Automatic segmentation and classification of ESF patterns using a U-NET-based model

Equatorial Spread F (ESF) is a phenomenon that occurs in the magnetic equatorial ionosphere and can disturb radio signal propagation at night. This phenomenon is caused by depleted areas of plasma density (also known as bubbles) that begin at the bottom of the ionospheric F region. The Jicamarca Radio Observatory (JRO) in Peru has made it possible to study ESF using the 50 MHz Jicamarca ionospheric radar in the low-power mode called JULIA (Jicamarca Unattended Long-Term Studies of the Ionosphere and Atmosphere). The radar detects backscattered signals caused by the ESF structures, generating Range-Time-Intensity (RTI) power maps that show the temporal and spatial (altitude) occurrence of ESF. The Madrigal database contains over 20 years of RTI maps measured at Jicamarca, allowing us to identify different ESF morphological patterns or structures, such as Bottom-type, Bottomside, and Radar plumes. These patterns show the evolution of the ESF and can be used to forecast it.
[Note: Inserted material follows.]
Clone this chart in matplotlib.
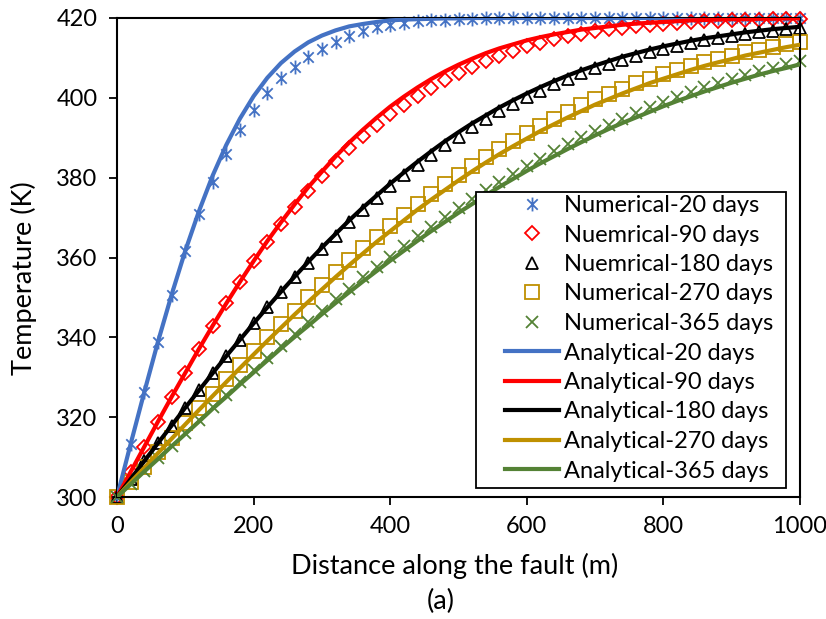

However, manually identifying these structures is a time-consuming process. To overcome this issue, a deep learning model using the U-Net convolutional neural network architecture was implemented to segment and classify four morphological patterns automatically. The model was trained using various features such as backscatter power, the F10.7 solar flux index, the disturbance storm time index, the Moon phase, the vertical drift, the zonal drift, and the statistical texture information of backscatter power and vertical drift. The proposed model achieved an accuracy of 90.08% in segmenting and classifying the structures. This model was applied to the RTI database, allowing us to obtain climatology statistics for each morphological pattern.